** START OF Dataset section **

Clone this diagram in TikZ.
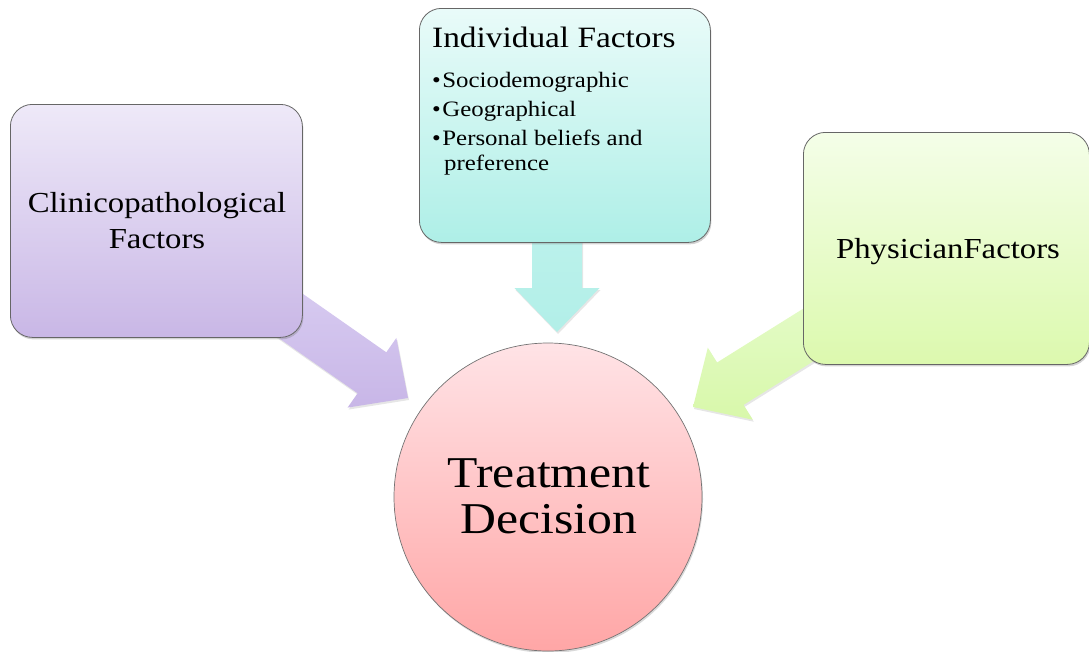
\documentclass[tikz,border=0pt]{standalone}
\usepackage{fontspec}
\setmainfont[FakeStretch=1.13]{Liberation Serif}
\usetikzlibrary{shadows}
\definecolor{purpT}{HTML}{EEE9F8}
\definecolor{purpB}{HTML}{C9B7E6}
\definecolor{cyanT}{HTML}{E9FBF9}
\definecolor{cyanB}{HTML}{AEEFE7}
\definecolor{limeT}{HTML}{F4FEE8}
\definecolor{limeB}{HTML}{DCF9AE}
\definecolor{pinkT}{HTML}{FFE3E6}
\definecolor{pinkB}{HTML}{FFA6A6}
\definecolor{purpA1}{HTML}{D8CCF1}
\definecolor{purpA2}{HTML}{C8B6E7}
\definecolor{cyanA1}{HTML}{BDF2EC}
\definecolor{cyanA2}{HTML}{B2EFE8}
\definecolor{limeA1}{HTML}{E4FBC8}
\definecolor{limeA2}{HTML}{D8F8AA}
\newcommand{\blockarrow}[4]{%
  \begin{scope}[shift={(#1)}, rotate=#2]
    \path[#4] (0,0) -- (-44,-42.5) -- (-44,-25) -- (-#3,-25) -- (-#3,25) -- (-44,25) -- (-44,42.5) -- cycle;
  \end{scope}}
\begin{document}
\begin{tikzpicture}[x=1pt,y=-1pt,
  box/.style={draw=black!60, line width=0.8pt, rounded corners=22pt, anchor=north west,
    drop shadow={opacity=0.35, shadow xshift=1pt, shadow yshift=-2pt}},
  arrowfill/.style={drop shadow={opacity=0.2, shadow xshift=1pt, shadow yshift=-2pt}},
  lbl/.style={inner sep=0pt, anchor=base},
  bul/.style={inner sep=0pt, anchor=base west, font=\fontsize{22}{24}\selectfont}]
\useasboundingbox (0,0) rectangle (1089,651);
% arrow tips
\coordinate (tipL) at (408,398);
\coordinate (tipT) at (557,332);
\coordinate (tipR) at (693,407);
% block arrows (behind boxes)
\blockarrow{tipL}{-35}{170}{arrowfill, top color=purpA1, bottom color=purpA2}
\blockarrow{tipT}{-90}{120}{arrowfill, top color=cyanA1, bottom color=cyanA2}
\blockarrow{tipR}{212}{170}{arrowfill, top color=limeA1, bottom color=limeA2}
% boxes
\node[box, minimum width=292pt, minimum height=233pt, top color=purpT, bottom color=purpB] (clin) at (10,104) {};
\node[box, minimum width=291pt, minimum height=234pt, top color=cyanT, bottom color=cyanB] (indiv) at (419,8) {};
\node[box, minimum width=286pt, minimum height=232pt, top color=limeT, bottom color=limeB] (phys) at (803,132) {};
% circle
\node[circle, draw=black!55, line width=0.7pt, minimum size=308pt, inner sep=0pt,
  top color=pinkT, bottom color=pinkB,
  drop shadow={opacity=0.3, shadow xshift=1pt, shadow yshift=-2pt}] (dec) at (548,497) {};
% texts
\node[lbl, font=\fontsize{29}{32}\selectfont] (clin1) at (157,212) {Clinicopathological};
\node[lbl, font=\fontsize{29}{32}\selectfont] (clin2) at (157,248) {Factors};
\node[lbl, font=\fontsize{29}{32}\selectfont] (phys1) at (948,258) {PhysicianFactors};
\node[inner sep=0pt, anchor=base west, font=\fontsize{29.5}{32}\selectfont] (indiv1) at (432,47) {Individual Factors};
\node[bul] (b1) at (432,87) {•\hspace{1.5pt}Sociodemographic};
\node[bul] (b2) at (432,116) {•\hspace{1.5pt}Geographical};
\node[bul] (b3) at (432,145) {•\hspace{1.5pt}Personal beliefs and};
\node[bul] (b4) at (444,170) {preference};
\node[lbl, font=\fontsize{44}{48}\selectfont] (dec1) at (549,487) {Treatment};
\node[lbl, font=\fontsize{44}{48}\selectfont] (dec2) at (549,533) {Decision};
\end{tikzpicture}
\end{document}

** END OF Dataset section **

▶ **To be done**
Copy the data character for character, but drop all pictures from the copy.

▶ **Full output**
Clone this diagram in TikZ.
\documentclass[tikz,border=0pt]{standalone}
\usepackage{fontspec}
\setmainfont[FakeStretch=1.13]{Liberation Serif}
\usetikzlibrary{shadows}
\definecolor{purpT}{HTML}{EEE9F8}
\definecolor{purpB}{HTML}{C9B7E6}
\definecolor{cyanT}{HTML}{E9FBF9}
\definecolor{cyanB}{HTML}{AEEFE7}
\definecolor{limeT}{HTML}{F4FEE8}
\definecolor{limeB}{HTML}{DCF9AE}
\definecolor{pinkT}{HTML}{FFE3E6}
\definecolor{pinkB}{HTML}{FFA6A6}
\definecolor{purpA1}{HTML}{D8CCF1}
\definecolor{purpA2}{HTML}{C8B6E7}
\definecolor{cyanA1}{HTML}{BDF2EC}
\definecolor{cyanA2}{HTML}{B2EFE8}
\definecolor{limeA1}{HTML}{E4FBC8}
\definecolor{limeA2}{HTML}{D8F8AA}
\newcommand{\blockarrow}[4]{%
  \begin{scope}[shift={(#1)}, rotate=#2]
    \path[#4] (0,0) -- (-44,-42.5) -- (-44,-25) -- (-#3,-25) -- (-#3,25) -- (-44,25) -- (-44,42.5) -- cycle;
  \end{scope}}
\begin{document}
\begin{tikzpicture}[x=1pt,y=-1pt,
  box/.style={draw=black!60, line width=0.8pt, rounded corners=22pt, anchor=north west,
    drop shadow={opacity=0.35, shadow xshift=1pt, shadow yshift=-2pt}},
  arrowfill/.style={drop shadow={opacity=0.2, shadow xshift=1pt, shadow yshift=-2pt}},
  lbl/.style={inner sep=0pt, anchor=base},
  bul/.style={inner sep=0pt, anchor=base west, font=\fontsize{22}{24}\selectfont}]
\useasboundingbox (0,0) rectangle (1089,651);
% arrow tips
\coordinate (tipL) at (408,398);
\coordinate (tipT) at (557,332);
\coordinate (tipR) at (693,407);
% block arrows (behind boxes)
\blockarrow{tipL}{-35}{170}{arrowfill, top color=purpA1, bottom color=purpA2}
\blockarrow{tipT}{-90}{120}{arrowfill, top color=cyanA1, bottom color=cyanA2}
\blockarrow{tipR}{212}{170}{arrowfill, top color=limeA1, bottom color=limeA2}
% boxes
\node[box, minimum width=292pt, minimum height=233pt, top color=purpT, bottom color=purpB] (clin) at (10,104) {};
\node[box, minimum width=291pt, minimum height=234pt, top color=cyanT, bottom color=cyanB] (indiv) at (419,8) {};
\node[box, minimum width=286pt, minimum height=232pt, top color=limeT, bottom color=limeB] (phys) at (803,132) {};
% circle
\node[circle, draw=black!55, line width=0.7pt, minimum size=308pt, inner sep=0pt,
  top color=pinkT, bottom color=pinkB,
  drop shadow={opacity=0.3, shadow xshift=1pt, shadow yshift=-2pt}] (dec) at (548,497) {};
% texts
\node[lbl, font=\fontsize{29}{32}\selectfont] (clin1) at (157,212) {Clinicopathological};
\node[lbl, font=\fontsize{29}{32}\selectfont] (clin2) at (157,248) {Factors};
\node[lbl, font=\fontsize{29}{32}\selectfont] (phys1) at (948,258) {PhysicianFactors};
\node[inner sep=0pt, anchor=base west, font=\fontsize{29.5}{32}\selectfont] (indiv1) at (432,47) {Individual Factors};
\node[bul] (b1) at (432,87) {•\hspace{1.5pt}Sociodemographic};
\node[bul] (b2) at (432,116) {•\hspace{1.5pt}Geographical};
\node[bul] (b3) at (432,145) {•\hspace{1.5pt}Personal beliefs and};
\node[bul] (b4) at (444,170) {preference};
\node[lbl, font=\fontsize{44}{48}\selectfont] (dec1) at (549,487) {Treatment};
\node[lbl, font=\fontsize{44}{48}\selectfont] (dec2) at (549,533) {Decision};
\end{tikzpicture}
\end{document}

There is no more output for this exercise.